DATA SHOWN ▸
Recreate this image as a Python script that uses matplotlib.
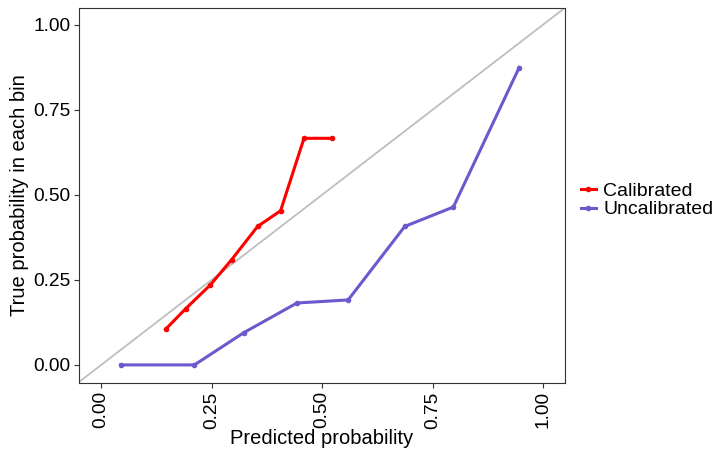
import matplotlib
matplotlib.use("Agg")
import matplotlib.pyplot as plt
from matplotlib.lines import Line2D

plt.rcParams['font.family'] = ['Liberation Sans', 'DejaVu Sans']

# calibration curve values
cal_x = [0.146, 0.191, 0.247, 0.295, 0.354, 0.406, 0.459, 0.522]
cal_y = [0.105, 0.165, 0.235, 0.309, 0.407, 0.453, 0.666, 0.666]
uncal_x = [0.044, 0.211, 0.323, 0.443, 0.559, 0.687, 0.797, 0.946]
uncal_y = [0.0, 0.0, 0.095, 0.182, 0.191, 0.407, 0.464, 0.874]
ticks = [0.0, 0.25, 0.5, 0.75, 1.0]
tick_labels = ["0.00", "0.25", "0.50", "0.75", "1.00"]

fig = plt.figure(figsize=(7.19, 4.5), dpi=100)
ax = fig.add_axes([0.110, 0.149, 0.676, 0.834])

ax.axline((0, 0), (1, 1), color='#bebebe', lw=1.3, zorder=1)
ax.plot(cal_x, cal_y, color='#ff0000', lw=2.2, marker='o', ms=3, label='Calibrated', zorder=3)
ax.plot(uncal_x, uncal_y, color='#6a5acd', lw=2.2, marker='o', ms=3, label='Uncalibrated', zorder=2)

ax.set_xlim(-0.05, 1.05)
ax.set_ylim(-0.053, 1.05)
ax.set_xticks(ticks)
ax.set_xticklabels(tick_labels, rotation=90)
ax.set_yticks(ticks)
ax.set_yticklabels(tick_labels)
ax.tick_params(labelsize=13.8, colors='#333333', labelcolor='black', length=3.5, width=0.8, pad=2.5)
for s in ax.spines.values():
    s.set_color('#333333')
    s.set_linewidth(0.8)

ax.set_xlabel('Predicted probability', fontsize=14.5, labelpad=0)
ax.set_ylabel('True probability in each bin', fontsize=14.5, labelpad=3)

handles = [Line2D([], [], color='#ff0000', lw=2.2, marker='o', ms=3),
           Line2D([], [], color='#6a5acd', lw=2.2, marker='o', ms=3)]
fig.legend(handles, ['Calibrated', 'Uncalibrated'], loc='center left',
           bbox_to_anchor=(0.808, 0.555), frameon=False, fontsize=14,
           handlelength=0.75, handletextpad=0.4, labelspacing=0.05,
           borderpad=0, borderaxespad=0)

fig.savefig('out.png', dpi=100)
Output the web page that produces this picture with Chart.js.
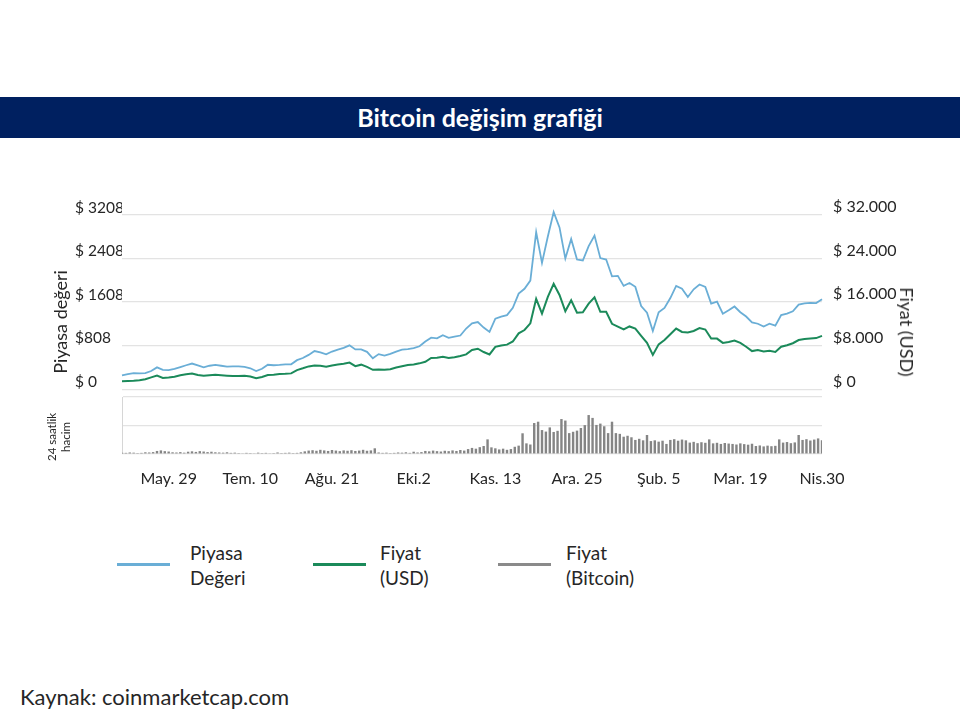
<!DOCTYPE html>
<html lang="tr">
<head>
<meta charset="UTF-8">
<title>Bitcoin değişim grafiği</title>
<script src="https://cdn.jsdelivr.net/npm/chart.js"></script>
<style>
    body {
        margin: 0;
        width: 960px;
        height: 720px;
        position: relative;
        background: #fff;
        font-family: Lato, "Open Sans", sans-serif;
        color: #262626;
        overflow: hidden;
    }
    .title-bar {
        position: absolute;
        left: 0; top: 97px;
        width: 960px; height: 41px;
        background: #002060;
        color: #fff;
        font-weight: bold;
        font-size: 25px;
        line-height: 41px;
        text-align: center;
    }
    .box { position: absolute; left: 0; width: 960px; }
    #top-box { top: 180px; height: 230px; }
    #vol-box { top: 390px; height: 100px; }
    .rot {
        position: absolute;
        white-space: nowrap;
        transform: translate(-50%, -50%) rotate(-90deg);
        text-align: center;
    }
    .rot.cw { transform: translate(-50%, -50%) rotate(90deg); }
    .legend-line { position: absolute; width: 53px; height: 3px; top: 563px; }
    .legend-text { position: absolute; top: 540px; font-size: 19px; line-height: 25px; }
    .source { position: absolute; left: 20px; top: 683px; font-size: 22px; }
</style>
</head>
<body>
<div class="title-bar">Bitcoin değişim grafiği</div>

<div class="box" id="top-box"><canvas id="lineChart"></canvas></div>
<div class="box" id="vol-box"><canvas id="volChart"></canvas></div>

<div class="rot" style="left:60px; top:322px; font-size:18px;">Piyasa değeri</div>
<div class="rot cw" style="left:907px; top:332px; font-size:18px;">Fiyat (USD)</div>
<div class="rot" style="left:59px; top:437px; font-size:11.5px; line-height:14px;">24 saatlik<br>hacim</div>

<div class="legend-line" style="left:117px; background:#6aaed6;"></div>
<div class="legend-text" style="left:190px;">Piyasa<br>Değeri</div>
<div class="legend-line" style="left:313px; background:#1b8a5a;"></div>
<div class="legend-text" style="left:380px;">Fiyat<br>(USD)</div>
<div class="legend-line" style="left:498px; background:#8a8a8a;"></div>
<div class="legend-text" style="left:566px;">Fiyat<br>(Bitcoin)</div>

<div class="source">Kaynak: coinmarketcap.com</div>

<script>
// one point every 3 days, 5 May 2017 .. 30 Apr 2018
const marketCap = [256, 279, 300, 296, 300, 338, 405, 361, 353, 377,
    411, 444, 476, 441, 405, 435, 450, 435, 418, 423,
    423, 413, 388, 338, 379, 453, 444, 450, 462, 462,
    538, 578, 635, 705, 681, 644, 696, 732, 763, 811,
    735, 737, 691, 573, 649, 621, 652, 696, 732, 740,
    758, 793, 882, 952, 938, 996, 948, 970, 991, 1120,
    1216, 1239, 1137, 1058, 1301, 1340, 1366, 1499, 1763, 1851,
    2001, 2891, 2327, 2812, 3262, 2979, 2407, 2768, 2389, 2371,
    2636, 2830, 2415, 2389, 2080, 2089, 1904, 1957, 1886, 1534,
    1410, 1075, 1419, 1499, 1680, 1904, 1851, 1701, 1842, 1930,
    1886, 1578, 1613, 1393, 1454, 1525, 1419, 1340, 1234, 1208,
    1155, 1208, 1172, 1366, 1393, 1437, 1560, 1583, 1592, 1587,
    1657];

const priceUSD = [1490, 1530, 1580, 1670, 1850, 2200, 2550, 2110, 2200, 2320,
    2580, 2760, 2900, 2640, 2500, 2580, 2670, 2580, 2510, 2460,
    2460, 2510, 2370, 2070, 2290, 2640, 2710, 2810, 2850, 2940,
    3550, 3870, 4220, 4400, 4340, 4170, 4400, 4570, 4710, 4920,
    4270, 4540, 4130, 3600, 3640, 3600, 3690, 4010, 4250, 4480,
    4570, 4780, 5060, 5770, 5800, 5980, 5750, 5890, 6120, 6420,
    7240, 7470, 6860, 6420, 7820, 8050, 8210, 8790, 10280, 10900,
    12130, 16610, 13890, 16960, 19370, 17320, 14330, 16350, 14060, 14150,
    15730, 16880, 14240, 14240, 12040, 11510, 10990, 11550, 11160, 9840,
    8530, 6330, 8260, 9050, 10110, 11160, 10550, 10460, 10720, 11250,
    10990, 9320, 9320, 8530, 8700, 8970, 8530, 7820, 7030, 7210,
    6940, 7070, 6860, 7820, 8090, 8470, 9050, 9230, 9320, 9410,
    9810];

// one bar every 2 days
const volume24h = [0.7, 0.6, 0.8, 0.7, 0.5, 0.6, 0.9, 0.8, 1.0,
    1.6, 1.9, 1.5, 1.3,
    0.9, 0.8, 1.0, 0.7,
    1.2, 1.4, 1.1, 1.5, 1.3, 1.0, 1.2, 0.9,
    0.8, 0.7, 0.9, 0.6, 0.7,
    0.5, 0.4, 0.6, 0.5, 0.4, 0.7, 0.5, 0.6, 0.4, 0.5, 0.8, 0.5, 0.6, 0.7, 0.5, 0.6, 0.9,
    1.4, 1.8, 2.0, 1.7, 2.2, 1.9, 1.6, 2.1, 1.8, 1.5, 1.9, 1.7, 2.0, 1.6, 1.8, 2.2, 1.7, 1.9,
    3.0,
    0.8, 0.6, 0.7, 0.5, 0.6, 0.8, 0.7, 0.9, 0.6, 1.2, 0.8, 1.0,
    1.6, 1.4, 1.8, 1.5, 1.3, 1.7, 1.5, 1.9, 1.6, 2.1, 1.8,
    2.6, 3.2, 2.8, 3.6, 4.2,
    7.7, 3.5, 3.0, 2.4, 2.8, 2.2, 2.6, 3.8, 4.4,
    10.9, 5.6, 5.0, 16.3, 17.0, 12.6, 11.8, 14.0, 11.6, 12.2,
    18.4, 17.6, 11.0, 11.7, 12.3, 13.7, 15.2, 20.5, 19.0,
    15.3, 16.0, 14.6, 11.0, 17.0, 11.0, 10.6,
    9.1, 9.6, 8.8, 7.4, 8.0, 7.2, 10.0,
    6.8, 7.2, 6.5, 7.0, 5.3,
    7.4, 7.8, 7.0, 7.6, 7.2,
    6.0, 6.4, 5.7, 6.2, 5.9, 7.7,
    5.6, 5.9, 5.3, 5.8, 5.5,
    5.3, 5.0, 5.6, 5.2, 4.9, 5.4,
    4.2, 4.5, 4.0, 4.4, 4.1, 4.3, 7.7,
    6.0, 6.3, 5.7, 6.1, 10.0,
    7.4, 7.8, 7.1, 7.6, 8.2, 7.3];

const leftTicks = [0, 808, 1608, 2408, 3208];
const leftTickLabels = ['$ 0', '$808', '$ 1608', '$ 2408', '$ 3208'];
const rightTicks = [0, 8000, 16000, 24000, 32000];
const rightTickLabels = ['$ 0', '$8.000', '$ 16.000', '$ 24.000', '$ 32.000'];
const xTickDays = [24, 66, 108, 150, 192, 234, 276, 318, 360];
const xTickLabels = ['May. 29', 'Tem. 10', 'Ağu. 21', 'Eki.2', 'Kas. 13', 'Ara. 25', 'Şub. 5', 'Mar. 19', 'Nis.30'];

const LINE_STEP = 3, VOL_STEP = 2, LAST_DAY = 360;
const tickFont = { family: 'Lato', size: 16 };
const tickColor = '#262626';
const gridColor = '#e3e3e3';

Chart.defaults.animation = false;
Chart.defaults.font.family = 'Lato';

function setTicks(values) {
    return (scale) => { scale.ticks = values.map(v => ({ value: v })); };
}

new Chart(document.getElementById('lineChart'), {
    type: 'line',
    data: {
        datasets: [{
            label: 'Piyasa Değeri',
            data: marketCap.map((v, i) => ({ x: i * LINE_STEP, y: v })),
            borderColor: '#6aaed6',
            borderWidth: 1.8,
            pointRadius: 0,
            yAxisID: 'y',
            clip: 8
        }, {
            label: 'Fiyat (USD)',
            data: priceUSD.map((v, i) => ({ x: i * LINE_STEP, y: v })),
            borderColor: '#1b8a5a',
            borderWidth: 2,
            pointRadius: 0,
            yAxisID: 'y2',
            clip: 8
        }]
    },
    options: {
        responsive: true,
        maintainAspectRatio: false,
        layout: { padding: { left: 75, right: 58, top: 35, bottom: 13 } },
        plugins: { legend: { display: false }, tooltip: { enabled: false } },
        scales: {
            x: { type: 'linear', min: 0, max: LAST_DAY, display: false },
            y: {
                position: 'left',
                min: 0, max: 3208,
                afterBuildTicks: setTicks(leftTicks),
                afterFit: (s) => { s.width = 47; },
                border: { display: false },
                grid: { color: gridColor, lineWidth: 1.2, drawTicks: false },
                ticks: {
                    font: { family: 'Lato', size: 15.5 }, color: tickColor,
                    crossAlign: 'far', padding: 0, labelOffset: -7,
                    callback: (v, i) => leftTickLabels[i]
                }
            },
            y2: {
                position: 'right',
                min: 0, max: 32000,
                afterBuildTicks: setTicks(rightTicks),
                afterFit: (s) => { s.width = 80; },
                border: { display: false },
                grid: { display: false, drawTicks: false },
                ticks: {
                    font: tickFont, color: tickColor, padding: 11,
                    labelOffset: -8,
                    callback: (v, i) => rightTickLabels[i]
                }
            }
        }
    }
});

new Chart(document.getElementById('volChart'), {
    type: 'bar',
    data: {
        datasets: [{
            label: 'Fiyat (Bitcoin)',
            data: volume24h.map((v, i) => ({ x: i * VOL_STEP, y: v })),
            backgroundColor: '#858585',
            categoryPercentage: 1,
            barPercentage: 0.62
        }]
    },
    options: {
        responsive: true,
        maintainAspectRatio: false,
        layout: { padding: { left: 0, right: 138, top: 7, bottom: 0 } },
        plugins: { legend: { display: false }, tooltip: { enabled: false } },
        scales: {
            x: {
                type: 'linear', min: 0, max: LAST_DAY, offset: false,
                afterBuildTicks: setTicks(xTickDays),
                afterFit: (s) => { s.height = 36; },
                border: { display: false },
                grid: { display: false },
                ticks: {
                    font: tickFont, color: tickColor, padding: 7, maxRotation: 0,
                    autoSkip: false,
                    callback: (v, i) => xTickLabels[i]
                }
            },
            y: {
                min: 0, max: 30,
                ticks: { display: false, stepSize: 15 },
                afterFit: (s) => { s.width = 122; },
                border: { display: true, color: '#d6d6d6' },
                grid: { color: gridColor, lineWidth: 1.2, drawTicks: false }
            }
        }
    }
});
</script>
</body>
</html>
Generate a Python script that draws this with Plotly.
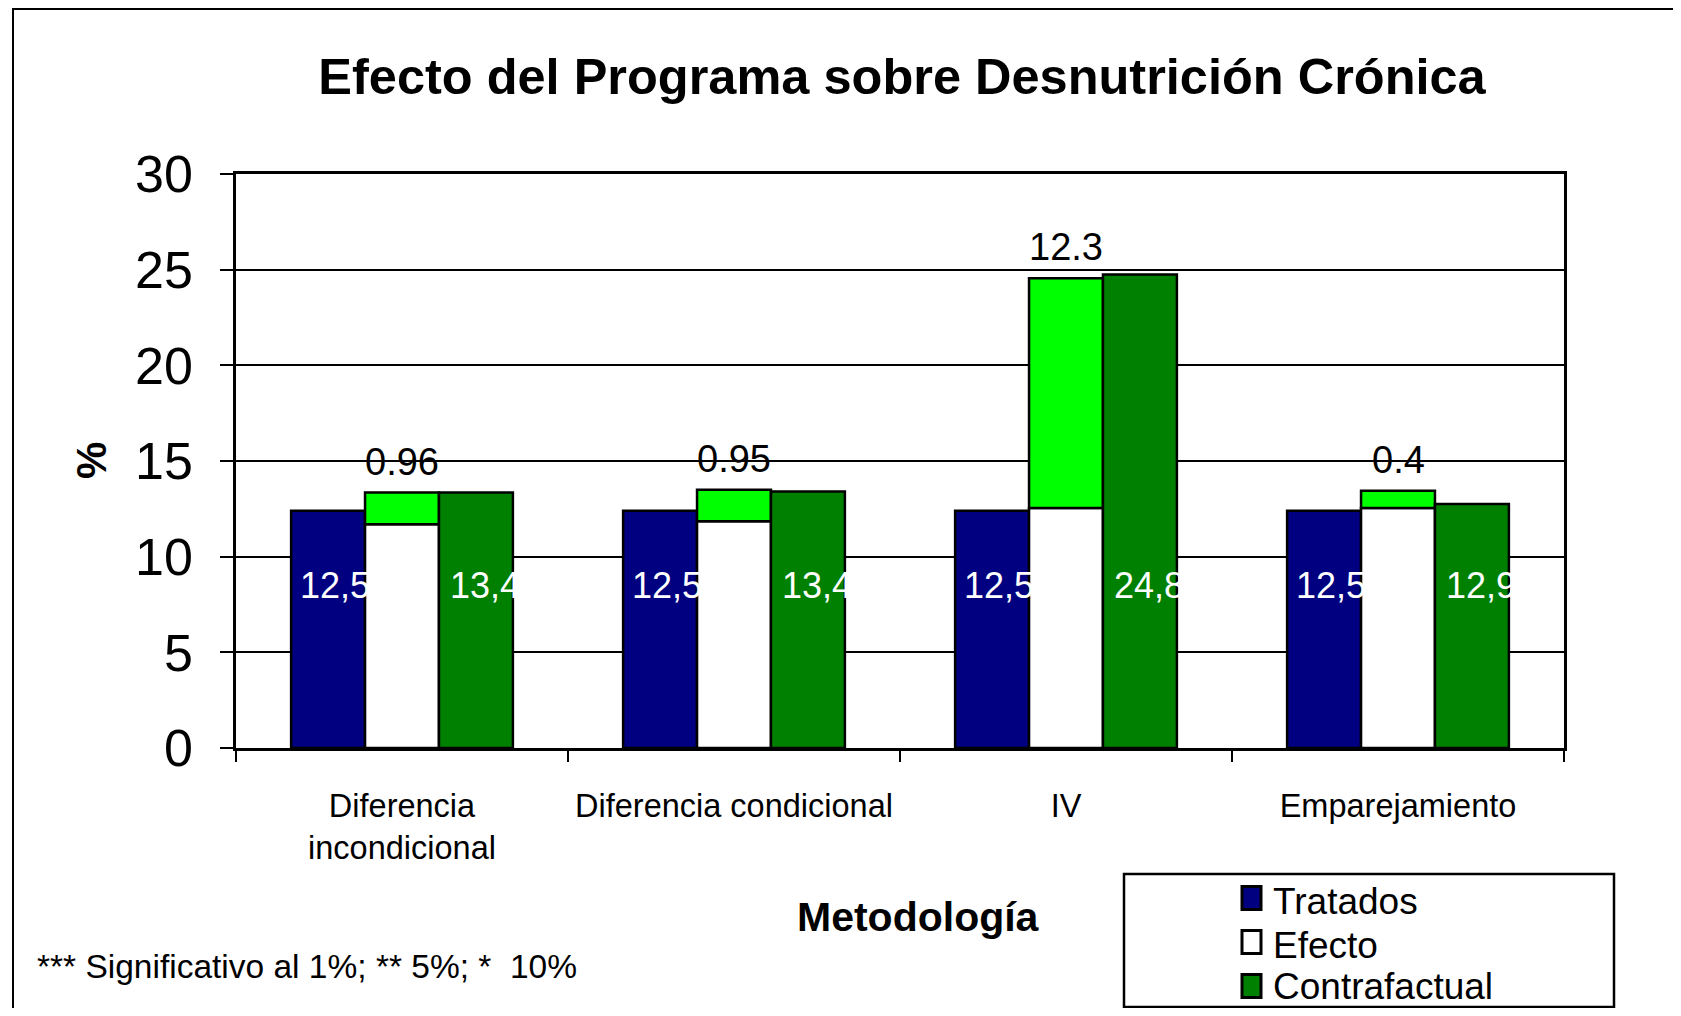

WRITTEN PROBLEM ▸ Write out exactly the lines between the start of the data and the line with "ax.set_ylabel('True probability in", including both, but none of the pictures.

RESPONSE ▸
Recreate this image as a Python script that uses matplotlib.
import matplotlib
matplotlib.use("Agg")
import matplotlib.pyplot as plt
from matplotlib.lines import Line2D

plt.rcParams['font.family'] = ['Liberation Sans', 'DejaVu Sans']

# calibration curve values
cal_x = [0.146, 0.191, 0.247, 0.295, 0.354, 0.406, 0.459, 0.522]
cal_y = [0.105, 0.165, 0.235, 0.309, 0.407, 0.453, 0.666, 0.666]
uncal_x = [0.044, 0.211, 0.323, 0.443, 0.559, 0.687, 0.797, 0.946]
uncal_y = [0.0, 0.0, 0.095, 0.182, 0.191, 0.407, 0.464, 0.874]
ticks = [0.0, 0.25, 0.5, 0.75, 1.0]
tick_labels = ["0.00", "0.25", "0.50", "0.75", "1.00"]

fig = plt.figure(figsize=(7.19, 4.5), dpi=100)
ax = fig.add_axes([0.110, 0.149, 0.676, 0.834])

ax.axline((0, 0), (1, 1), color='#bebebe', lw=1.3, zorder=1)
ax.plot(cal_x, cal_y, color='#ff0000', lw=2.2, marker='o', ms=3, label='Calibrated', zorder=3)
ax.plot(uncal_x, uncal_y, color='#6a5acd', lw=2.2, marker='o', ms=3, label='Uncalibrated', zorder=2)

ax.set_xlim(-0.05, 1.05)
ax.set_ylim(-0.053, 1.05)
ax.set_xticks(ticks)
ax.set_xticklabels(tick_labels, rotation=90)
ax.set_yticks(ticks)
ax.set_yticklabels(tick_labels)
ax.tick_params(labelsize=13.8, colors='#333333', labelcolor='black', length=3.5, width=0.8, pad=2.5)
for s in ax.spines.values():
    s.set_color('#333333')
    s.set_linewidth(0.8)

ax.set_xlabel('Predicted probability', fontsize=14.5, labelpad=0)
ax.set_ylabel('True probability in each bin', fontsize=14.5, labelpad=3)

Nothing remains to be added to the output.